The U.S. housing bubble, even before it started collapsing in 2006, was rapidly deepening poverty from 2000 through 2005. The official Federal poverty level, or "poverty line," was adopted in 1964, taking the Agriculture Department's 1955, very conservatively estimated "low-cost food budget for a family of three or more," and multiplying by three, to estimate a supposed basic household income requirement for the poor; in the decades since then, it has simply been adjusted for inflation (i.e., by the increasingly suppressed CPI), and for more exact household sizes. Thus, aside from what a "conservative" low-cost 1955 food budget would buy in 1964, the inflation adjustment for the poverty line since 1964 has been absurdly low; and more important, the assumption that food costs are one-third of a household budget has been maintained, although today, one-sixth would be a better approximation. In particular, the more medical care costs escalate; the more housing prices and rents hyperinflate; the deeper into poverty goes the household supposedly at or just above the poverty line.

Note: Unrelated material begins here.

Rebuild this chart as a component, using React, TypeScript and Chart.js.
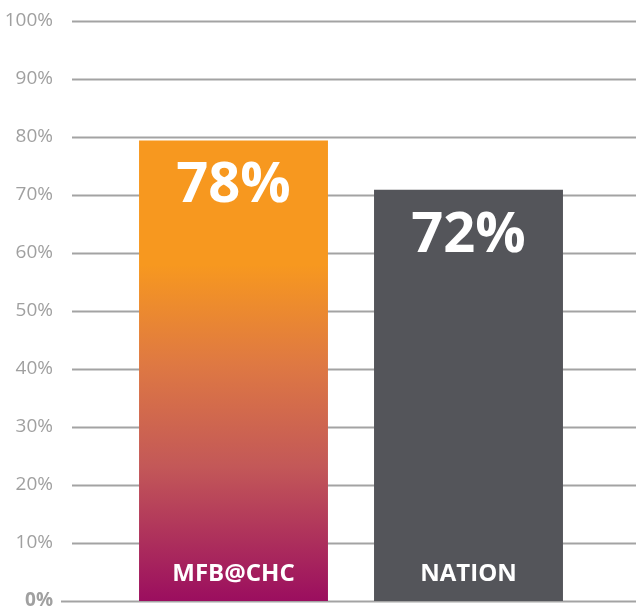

The Brookings Institution has calculated the baseline "family self-sufficiency level," meeting only the most basic needs, at $36,000 for a family of four—double the official poverty level. The median income of all Hispanic households, and all African-American households, was below that $36,000 level in 2005. The National Academy of Sciences (NAS) ten years ago proposed a new poverty measure reflecting how housing costs and medical costs were ballooning in household budgets, but it has not been adopted. Duke University professor David Brady, from these considerations, estimates current U.S. poverty at 18%, or 54 million people; some NAS scholars estimate it to be as high as 70 million, double the Census Bureau's claimed "stabilized" figure.

In poverty-heavy Texas, official poverty rates have not increased much, but in 2005, one-quarter of all workers there were making less than $8.75/hour. A household of four, with two such full-time jobs, is still well below that self-sufficiency level estimated by Brookings. At the other end of the scale, in the second wealthiest county in America—Fairfax, Virginia—the median house costs the median household 54% of its income, and households with incomes of $75,000 and more are rendered poor by their housing, and need county assistance!